La observación del nivel de cumplimiento por la puntualidad en el poder legislativo nacional ejemplifica que un mal desempeño laboral no condice –necesariamente- con la paga recibida ni con la posición de capitán o paje en la organización (otro caso reciente es el equipo del Centro de Salud Familiar de la comuna de Los Álamos, quienes fueron registrados haciendo sobremesa mientras los usuarios esperaban ser atendidos). 

Por razones de extensión, ni siquiera profundizaremos en el estado de la salud mental en Chile (estrés, ansiedad, somatizaciones, depresión y suicidios) y su relación con la jornada laboral actual.
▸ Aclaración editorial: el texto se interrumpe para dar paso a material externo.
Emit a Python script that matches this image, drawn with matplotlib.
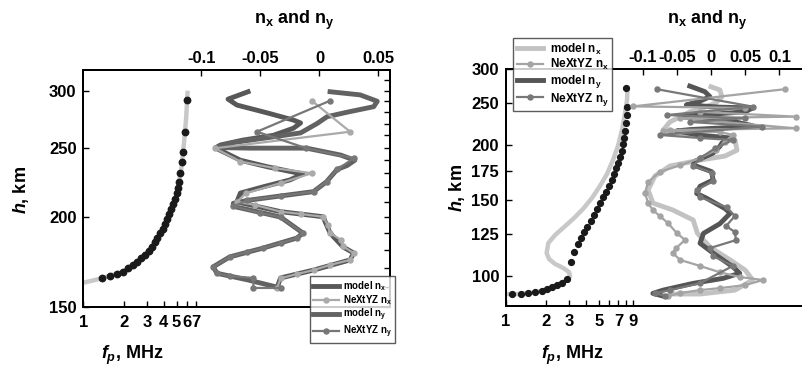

Con todo, a la luz de los datos expuestos, no parece tan complicado inferir que alguna conexión existe entre dichos cuadros y las jornadas extensas (con sueldos que ya sabemos para qué sirven). Tampoco analizaremos el papel que desempeña el tiempo y condiciones de trayecto al lugar de trabajo, pero invito al lector a ejercitar su memoria.

Como vemos, el escenario del debate de las 45/41/40 horas de trabajo tiene suficientes aristas como para abarcarlo de forma seria y documentada, incluso con una dosis de altruismo, por un estricto sentido de supervivencia. El sentido de horas más u horas menos debería tener como premisa el beneficio de las personas y, por consecuencia, un mejor rendimiento laboral (incluyendo en éste premios y sanciones, desprovistos de compadrazgos o influencias mal utilizadas). 

El problema de fondo es que si continuamos evaluando a las personas como meros engranajes de producción –subvalorados, abusados, incluso humillados- se seguirá matando –irresponsable, tozuda y neciamente- a la gallina de los huevos de oro, esto es, el recurso humano de una sociedad, cuya destrucción no sólo se refleja en el gallinero de turno, sino que también ante la OCDE y el mundo (una motivación tal vez más valedera para algunos que sus propios semejantes).